• Your instructions:
Omit all images, then repeat exactly the lines below from the one containing "Convert this chart to Apache ECharts code." through the one containing "const pairs = (xs, ys)", both ends included.

#### Record list ####

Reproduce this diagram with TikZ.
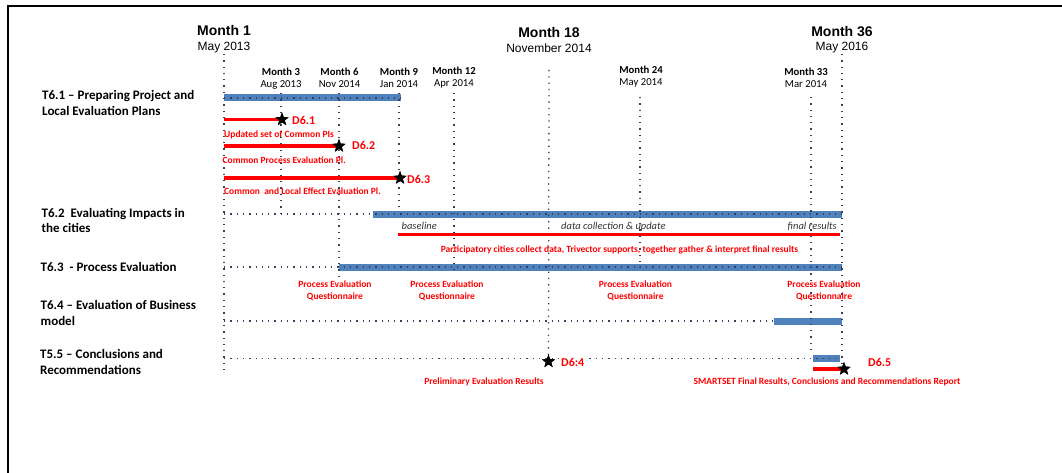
\documentclass[tikz,border=0pt]{standalone}
\usepackage{fontspec}
\setmainfont{Carlito}
\newfontfamily\arialf{Liberation Sans}
\usetikzlibrary{shapes.geometric}
\definecolor{barblue}{HTML}{4F81BD}
\definecolor{dotc}{HTML}{3C3C5C}
\definecolor{phasec}{HTML}{333333}
\begin{document}
\begin{tikzpicture}[x=1pt,y=-1pt,
  dotline/.style={dotc, line width=1.3pt, dash pattern=on 1.3pt off 5pt},
  bar/.style={barblue, line width=7pt},
  redline/.style={red, line width=3.5pt},
  mstar/.style={star, star points=5, star point ratio=2.4, fill=black, inner sep=0pt, minimum size=14pt},
  bigm/.style={font=\arialf\bfseries\fontsize{14}{16}\selectfont, anchor=base, inner sep=0pt},
  bigd/.style={font=\arialf\fontsize{12}{14}\selectfont, anchor=base, inner sep=0pt},
  smallm/.style={font=\bfseries\fontsize{10.7}{12}\selectfont, anchor=base, inner sep=0pt},
  smalld/.style={font=\fontsize{10.7}{12}\selectfont, anchor=base, inner sep=0pt},
  task/.style={font=\bfseries\fontsize{13}{15}\selectfont, anchor=base west, inner sep=0pt},
  dlabel/.style={red, font=\bfseries\fontsize{12}{14}\selectfont, anchor=base west, inner sep=0pt},
  note/.style={red, font=\bfseries\fontsize{9.5}{11}\selectfont, inner sep=0pt},
  phase/.style={phasec, font=\itshape\fontsize{10.5}{12}\selectfont, anchor=base west, inner sep=0pt}
]
\useasboundingbox (0,0) rectangle (1062,473);
\draw[line width=2pt] (8,473) -- (8,6) -- (1062,6);

% ---- headers
\node[bigm] (h1) at (224,36) {Month 1};
\node[bigd] (h1d) at (224,51) {May 2013};
\node[bigm] (h18) at (549,38) {Month 18};
\node[bigd] (h18d) at (549,53) {November 2014};
\node[bigm] (h36) at (842,37) {Month 36};
\node[bigd] (h36d) at (842,51) {May 2016};

\node[smallm] (m3) at (281,76) {Month 3};
\node[smalld] (m3d) at (281,88) {Aug 2013};
\node[smallm] (m6) at (339.5,76) {Month 6};
\node[smalld] (m6d) at (339.5,88) {Nov 2014};
\node[smallm] (m9) at (399,76) {Month 9};
\node[smalld] (m9d) at (399,88) {Jan 2014};
\node[smallm] (m12) at (454,75) {Month 12};
\node[smalld] (m12d) at (454,87) {Apr 2014};
\node[smallm] (m24) at (641,74) {Month 24};
\node[smalld] (m24d) at (641,86) {May 2014};
\node[smallm] (m33) at (806,76) {Month 33};
\node[smalld] (m33d) at (806,88) {Mar 2014};

% ---- task labels
\node[task] (t61a) at (42,100) {T6.1 – Preparing Project and};
\node[task] (t61b) at (42,116) {Local Evaluation Plans};
\node[task] (t62a) at (41.5,217) {T6.2\ \ Evaluating Impacts in};
\node[task] (t62b) at (41.5,232) {the cities};
\node[task] (t63) at (40.5,271) {T6.3\ \ - Process Evaluation};
\node[task] (t64a) at (40.5,309) {T6.4 – Evaluation of Business};
\node[task] (t64b) at (40.5,325) {model};
\node[task] (t55a) at (40,358) {T5.5 – Conclusions and};
\node[task] (t55b) at (40,374) {Recommendations};

% ---- coordinates
\coordinate (v1t) at (224,54);   \coordinate (v1b) at (224,372);
\coordinate (v3t) at (281,93);   \coordinate (v3b) at (281,217);
\coordinate (v6t) at (339,93);   \coordinate (v6b) at (339,278);
\coordinate (v9t) at (399,93);   \coordinate (v9b) at (399,207);
\coordinate (v12t) at (454,93);  \coordinate (v12b) at (454,270);
\coordinate (v18t) at (549,70);
\coordinate (v24t) at (640,97);  \coordinate (v24b) at (640,272);
\coordinate (v33t) at (811,97);  \coordinate (v33b) at (811,355);
\coordinate (v36t) at (842,54);  \coordinate (v36b) at (842,372);

\coordinate (b1s) at (224,98);  \coordinate (b1e) at (401,98);
\coordinate (h2s) at (224,214); \coordinate (b2s) at (373,214); \coordinate (b2e) at (842,214);
\coordinate (h3s) at (224,267); \coordinate (b3s) at (339,267); \coordinate (b3e) at (842,267);
\coordinate (h4s) at (224,321); \coordinate (b4s) at (774,321); \coordinate (b4e) at (842,321);
\coordinate (h5s) at (224,358.5); \coordinate (b5s) at (813,358.5); \coordinate (b5e) at (840,358.5);
\coordinate (h5e) at (813,358.5);

\coordinate (r1s) at (224,119.5);
\coordinate (r2s) at (224,146);
\coordinate (r3s) at (224,178);
\coordinate (r4s) at (398,234.5); \coordinate (r4e) at (840,234.5);
\coordinate (r5s) at (813,369);

% ---- stars (positions)
\node[mstar] (s1) at (282,119.5) {};
\node[mstar] (s2) at (339,146) {};
\node[mstar] (s3) at (400,178) {};
\node[mstar] (s4) at (548.5,361.5) {};
\node[mstar] (s5) at (844,369) {};

% ---- blue bars
\draw[bar] (b1s) -- (b1e);
\draw[bar] (b2s) -- (b2e);
\draw[bar] (b3s) -- (b3e);
\draw[bar] (b4s) -- (b4e);
\draw[bar] (b5s) -- (b5e);

% ---- dotted grid
\draw[dotline] (v1t) -- (v1b);
\draw[dotline] (v3t) -- (v3b);
\draw[dotline] (v6t) -- (v6b);
\draw[dotline] (v9t) -- (v9b);
\draw[dotline] (v12t) -- (v12b);
\draw[dotline] (v18t) -- (s4.center);
\draw[dotline] (v24t) -- (v24b);
\draw[dotline] (v33t) -- (v33b);
\draw[dotline] (v36t) -- (v36b);
\draw[dotline] (b1s) -- (b1e);
\draw[dotline] (h2s) -- (b2e);
\draw[dotline] (h3s) -- (b3e);
\draw[dotline] (h4s) -- (b4s);
\draw[dotline] (h5s) -- (b5e);

% ---- red lines
\draw[redline] (r1s) -- (r1s -| s1.center);
\draw[redline] (r2s) -- (r2s -| s2.center);
\draw[redline] (r3s) -- (r3s -| s3.center);
\draw[redline] (r4s) -- (r4e);
\draw[redline] (r5s) -- (r5s -| s5.center);

% stars on top
\node[mstar] at (s1.center) {};
\node[mstar] at (s2.center) {};
\node[mstar] at (s3.center) {};
\node[mstar] at (s4.center) {};
\node[mstar] at (s5.center) {};

% ---- deliverable labels
\node[dlabel] (d1) at (292,125) {D6.1};
\node[dlabel] (d2) at (352,150) {D6.2};
\node[dlabel] (d3) at (407,183) {D6.3};
\node[dlabel, fill=white, inner xsep=2pt, inner ysep=2pt] (d4) at (559,366) {D6:4};
\node[dlabel] (d5) at (868,366) {D6.5};

% ---- notes
\node[note, anchor=base west] (n1) at (224,137.5) {Updated set of Common PIs};
\node[note, anchor=base west] (n2) at (222.5,164) {Common Process Evaluation Pl.};
\node[note, anchor=base west] (n3) at (224,194.5) {Common\ \ and Local Effect Evaluation Pl.};
\node[note, anchor=base] (n4) at (619.5,252) {Participatory cities collect data, Trivector supports, together gather \& interpret final results};
\node[note, anchor=base] (q1a) at (335,287) {Process Evaluation};
\node[note, anchor=base] (q1b) at (335,299) {Questionnaire};
\node[note, anchor=base] (q2a) at (447,287) {Process Evaluation};
\node[note, anchor=base] (q2b) at (447,299) {Questionnaire};
\node[note, anchor=base] (q3a) at (635.5,287) {Process Evaluation};
\node[note, anchor=base] (q3b) at (635.5,299) {Questionnaire};
\node[note, anchor=base] (q4a) at (824,287) {Process Evaluation};
\node[note, anchor=base] (q4b) at (824,299) {Questionnaire};
\node[note, anchor=base] (n5) at (484,384) {Preliminary Evaluation Results};
\node[note, anchor=base] (n6) at (827,384) {SMARTSET Final Results, Conclusions and Recommendations Report};

% ---- phase labels
\node[phase] (p1) at (401.5,229) {baseline};
\node[phase] (p2) at (561,229) {data collection \& update};
\node[phase, anchor=base east] (p3) at (837,229) {final results};
\end{tikzpicture}
\end{document}
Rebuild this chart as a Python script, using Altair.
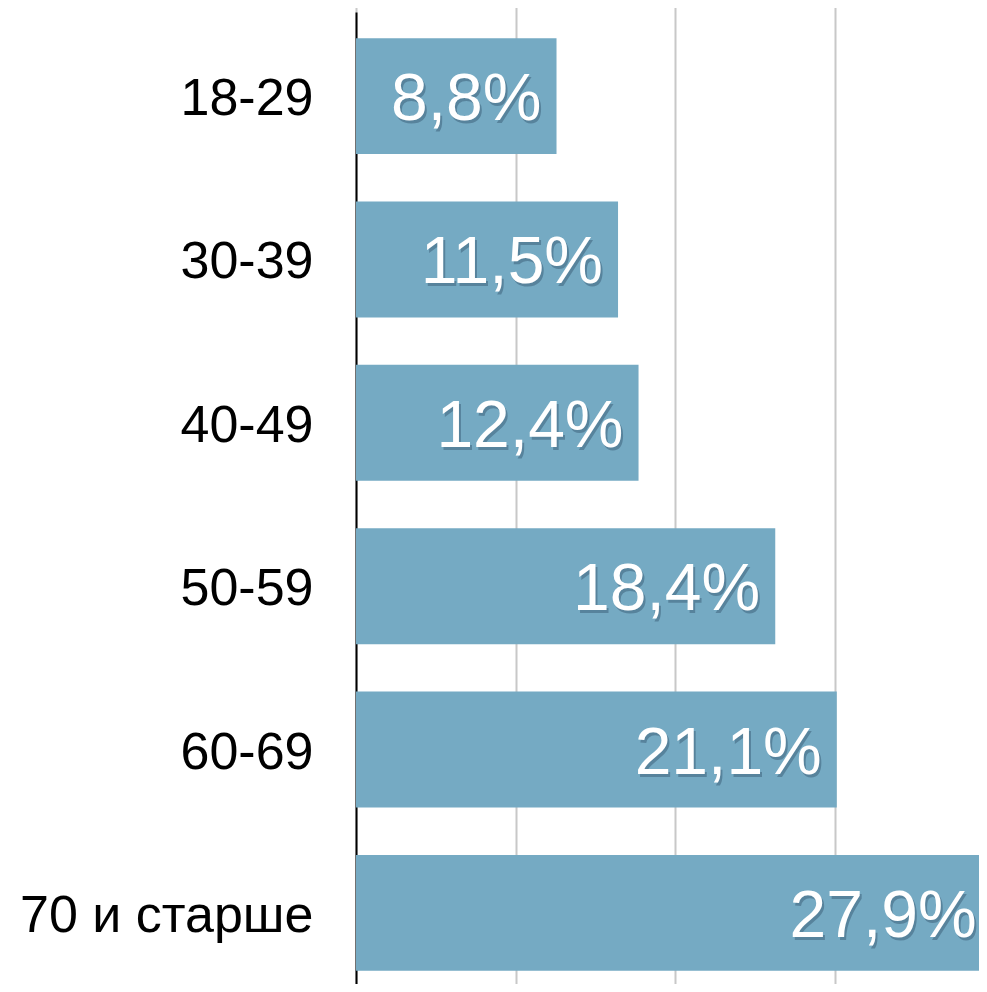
import altair as alt
import pandas as pd

categories = ["18-29", "30-39", "40-49", "50-59", "60-69", "70 и старше"]
values = [8.8, 11.5, 12.4, 18.4, 21.1, 27.9]
labels = ["8,8%", "11,5%", "12,4%", "18,4%", "21,1%", "27,9%"]
grid_ticks = [0, 7, 14, 21]

df = pd.DataFrame({"cat": categories, "val": values, "lab": labels})

x_scale = alt.Scale(domain=[0, 28], nice=False, zero=True, range=[0, 638])
y_scale = alt.Scale(paddingInner=0.29, paddingOuter=0.16, range=[0, 985])

y_enc = alt.Y(
    "cat:N",
    sort=categories,
    scale=y_scale,
    axis=alt.Axis(
        title=None,
        labelFontSize=52,
        labelFont="Liberation Sans",
        labelColor="#000000",
        labelPadding=43,
        labelLimit=500,
        labelOffset=3,
        ticks=False,
        domain=True,
        domainColor="#000000",
        domainWidth=2,
        grid=False,
    ),
)

bars = alt.Chart(df).mark_bar(color="#75aac3").encode(
    x=alt.X(
        "val:Q",
        scale=x_scale,
        axis=alt.Axis(
            title=None,
            values=grid_ticks,
            labels=False,
            ticks=False,
            domain=False,
            grid=True,
            gridColor="#c8c8c8",
            gridWidth=2,
        ),
    ),
    y=y_enc,
)

shadow = alt.Chart(df).mark_text(
    align="right",
    baseline="middle",
    dx=-13,
    dy=7,
    fontSize=66,
    font="Liberation Sans",
    color="#2c4a63",
    opacity=0.4,
).encode(x=alt.X("val:Q", scale=x_scale), y=alt.Y("cat:N", sort=categories, scale=y_scale), text="lab:N")

text = alt.Chart(df).mark_text(
    align="right",
    baseline="middle",
    dx=-15,
    dy=4,
    fontSize=66,
    font="Liberation Sans",
    color="#ffffff",
).encode(x=alt.X("val:Q", scale=x_scale), y=alt.Y("cat:N", sort=categories, scale=y_scale), text="lab:N")

chart = (
    alt.layer(bars, shadow, text)
    .properties(
        width=623,
        height=972,
        autosize=alt.AutoSizeParams(type="none"),
        padding={"left": 348, "top": 4, "right": 0, "bottom": 0},
    )
    .configure_view(stroke=None)
)

chart.save("out.html", embed_options={"renderer": "svg", "actions": False})
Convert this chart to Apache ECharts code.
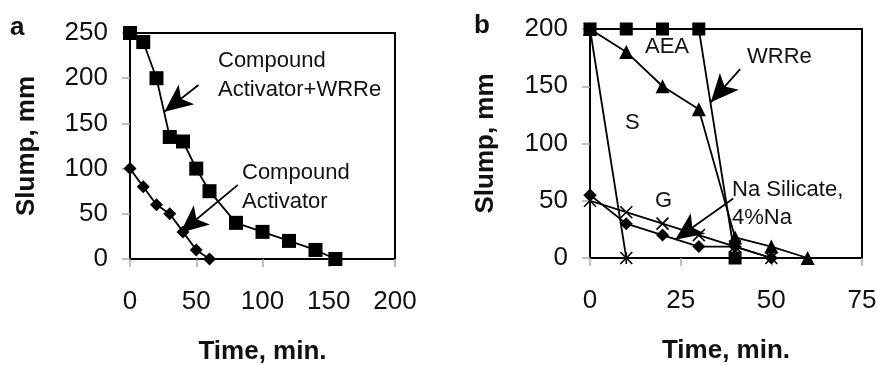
<!DOCTYPE html>
<html><head><meta charset="utf-8">
<script src="https://cdn.jsdelivr.net/npm/echarts@6/dist/echarts.min.js"></script>
<style>html,body{margin:0;padding:0;background:#fff}#c{width:877px;height:365px}</style>
</head><body><div id="c"></div>
<script>
// ---- Panel a data ----
const aTimeWRRe = [0,10,20,30,40,50,60,80,100,120,140,155];
const aSlumpWRRe = [250,240,200,135,130,100,75,40,30,20,10,0];
const aTimeAct = [0,10,20,30,40,50,60];
const aSlumpAct = [100,80,60,50,30,10,0];
const aXTicks = [0,50,100,150,200];
const aYTicks = [0,50,100,150,200,250];
// ---- Panel b data ----
const bTimeWRRe = [0,10,20,30,40];
const bSlumpWRRe = [200,200,200,200,0];
const bTimeAEA = [0,10,20,30,40,50,60];
const bSlumpAEA = [200,180,150,130,18,10,0];
const bTimeNa = [0,10,20,30,40,50];
const bSlumpNa = [55,30,20,10,10,0];
const bTimeG = [0,10,20,30,40,50];
const bSlumpG = [50,40,30,20,10,0];
const bTimeS = [0,10];
const bSlumpS = [200,0];
const bXTicks = [0,25,50,75];
const bYTicks = [0,50,100,150,200];

const FONT = '"Liberation Sans", Arial, sans-serif';
const pairs = (xs, ys) => xs.map((x,i)=>[x, ys[i]]);

function axisPair(grid, ticks, name, nameGap, labelMargin) {
  const min = ticks[0], max = ticks[ticks.length-1], interval = ticks[1]-ticks[0];
  const main = {
    type:'value', gridIndex:grid, min, max, interval,
    axisLine:{show:true, lineStyle:{color:'#000', width:2}},
    axisTick:{show:true, length:8, lineStyle:{color:'#aaa', width:1.5}},
    axisLabel:{show:true, fontSize:26, color:'#111', fontFamily:FONT, margin:labelMargin},
    splitLine:{show:false},
    name:name, nameLocation:'middle', nameGap:nameGap,
    nameTextStyle:{fontSize:26, fontWeight:'bold', color:'#111', fontFamily:FONT}
  };
  const inner = {
    type:'value', gridIndex:grid, min, max, interval,
    axisLine:{show:false},
    axisTick:{show:true, inside:true, length:7, lineStyle:{color:'#aaa', width:1.5}},
    axisLabel:{show:false}, splitLine:{show:false}
  };
  return [main, inner];
}

const xA = axisPair(0,aXTicks,'Time, min.',80,30);
const yA = axisPair(0,aYTicks,'Slump, mm',90,22);
const xB = axisPair(1,bXTicks,'Time, min.',80,30);
const yB = axisPair(1,bYTicks,'Slump, mm',91,22);

const lineStyle = {color:'#000', width:1.8};
const solid = {color:'#000'};
const hollow = {color:'none', borderColor:'#000', borderWidth:1.6};
const XSYM = 'path://M0,0L10,10M10,0L0,10';
const STAR = 'path://M5,0L5,10M0,0L10,10M10,0L0,10';

const arrowLine = (segs) => ({
  silent:true, animation:false, symbol:['none','arrow'], symbolSize:[1,26],
  label:{show:false}, lineStyle:{color:'#000', width:1.8, type:'solid'},
  emphasis:{disabled:true},
  data: segs.map(s => [{coord:s[0], symbol:'none'}, {coord:s[1], symbol:'arrow', symbolSize:[19,28]}])
});

function text(str, x, y) {
  return {type:'text', left:x, top:y, style:{text:str, fontSize:22, fill:'#111', fontFamily:FONT}, z:100};
}

const option = {
  animation:false,
  backgroundColor:'#fff',
  grid:[
    {left:130, top:33, width:265, height:226, show:true, borderColor:'#000', borderWidth:2, backgroundColor:'transparent', outerBoundsMode:'none', containLabel:false},
    {left:590, top:29, width:272, height:229, show:true, borderColor:'#000', borderWidth:2, backgroundColor:'transparent', outerBoundsMode:'none', containLabel:false}
  ],
  xAxis:[xA[0], xA[1], xB[0], xB[1]],
  yAxis:[yA[0], yA[1], yB[0], yB[1]],
  series:[
    {type:'line', xAxisIndex:0, yAxisIndex:0, data:pairs(aTimeWRRe,aSlumpWRRe), symbol:'rect', symbolSize:14, lineStyle, itemStyle:solid,
     markLine: arrowLine([[[51.7,192.5],[26,163]], [[81.4,82],[38,29]]])},
    {type:'line', xAxisIndex:0, yAxisIndex:0, data:pairs(aTimeAct,aSlumpAct), symbol:'diamond', symbolSize:13, lineStyle, itemStyle:solid},
    {type:'line', xAxisIndex:2, yAxisIndex:2, data:pairs(bTimeWRRe,bSlumpWRRe), symbol:'rect', symbolSize:13, lineStyle, itemStyle:solid,
     markLine: arrowLine([[[41.4,165],[33.3,136]], [[39.5,52],[23.5,16]]])},
    {type:'line', xAxisIndex:2, yAxisIndex:2, data:pairs(bTimeAEA,bSlumpAEA), symbol:'triangle', symbolSize:14, lineStyle, itemStyle:solid},
    {type:'line', xAxisIndex:2, yAxisIndex:2, data:pairs(bTimeNa,bSlumpNa), symbol:'diamond', symbolSize:13, lineStyle, itemStyle:solid},
    {type:'line', xAxisIndex:2, yAxisIndex:2, data:pairs(bTimeG,bSlumpG), symbol:XSYM, symbolSize:12, lineStyle, itemStyle:hollow},
    {type:'line', xAxisIndex:2, yAxisIndex:2, data:pairs(bTimeS,bSlumpS), symbol:STAR, symbolSize:12, lineStyle, itemStyle:hollow}
  ],
  graphic:[
    {type:'text', left:10, top:15, style:{text:'a', fontSize:26, fontWeight:'bold', fill:'#111', fontFamily:FONT}},
    {type:'text', left:474, top:13, style:{text:'b', fontSize:26, fontWeight:'bold', fill:'#111', fontFamily:FONT}},
    text('Compound', 218, 50),
    text('Activator+WRRe', 218, 79),
    text('Compound', 242, 162),
    text('Activator', 242, 191),
    text('AEA', 645, 36),
    text('WRRe', 747, 46),
    text('S', 625, 112),
    text('G', 655, 190),
    text('Na Silicate,', 732, 179),
    text('4%Na', 732, 207)
  ]
};
const chart = echarts.init(document.getElementById('c'), null, {renderer:'canvas'});
chart.setOption(option);
</script></body></html>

####

• Output for this task:
Convert this chart to Apache ECharts code.
<!DOCTYPE html>
<html><head><meta charset="utf-8">
<script src="https://cdn.jsdelivr.net/npm/echarts@6/dist/echarts.min.js"></script>
<style>html,body{margin:0;padding:0;background:#fff}#c{width:877px;height:365px}</style>
</head><body><div id="c"></div>
<script>
// ---- Panel a data ----
const aTimeWRRe = [0,10,20,30,40,50,60,80,100,120,140,155];
const aSlumpWRRe = [250,240,200,135,130,100,75,40,30,20,10,0];
const aTimeAct = [0,10,20,30,40,50,60];
const aSlumpAct = [100,80,60,50,30,10,0];
const aXTicks = [0,50,100,150,200];
const aYTicks = [0,50,100,150,200,250];
// ---- Panel b data ----
const bTimeWRRe = [0,10,20,30,40];
const bSlumpWRRe = [200,200,200,200,0];
const bTimeAEA = [0,10,20,30,40,50,60];
const bSlumpAEA = [200,180,150,130,18,10,0];
const bTimeNa = [0,10,20,30,40,50];
const bSlumpNa = [55,30,20,10,10,0];
const bTimeG = [0,10,20,30,40,50];
const bSlumpG = [50,40,30,20,10,0];
const bTimeS = [0,10];
const bSlumpS = [200,0];
const bXTicks = [0,25,50,75];
const bYTicks = [0,50,100,150,200];

const FONT = '"Liberation Sans", Arial, sans-serif';
const pairs = (xs, ys) => xs.map((x,i)=>[x, ys[i]]);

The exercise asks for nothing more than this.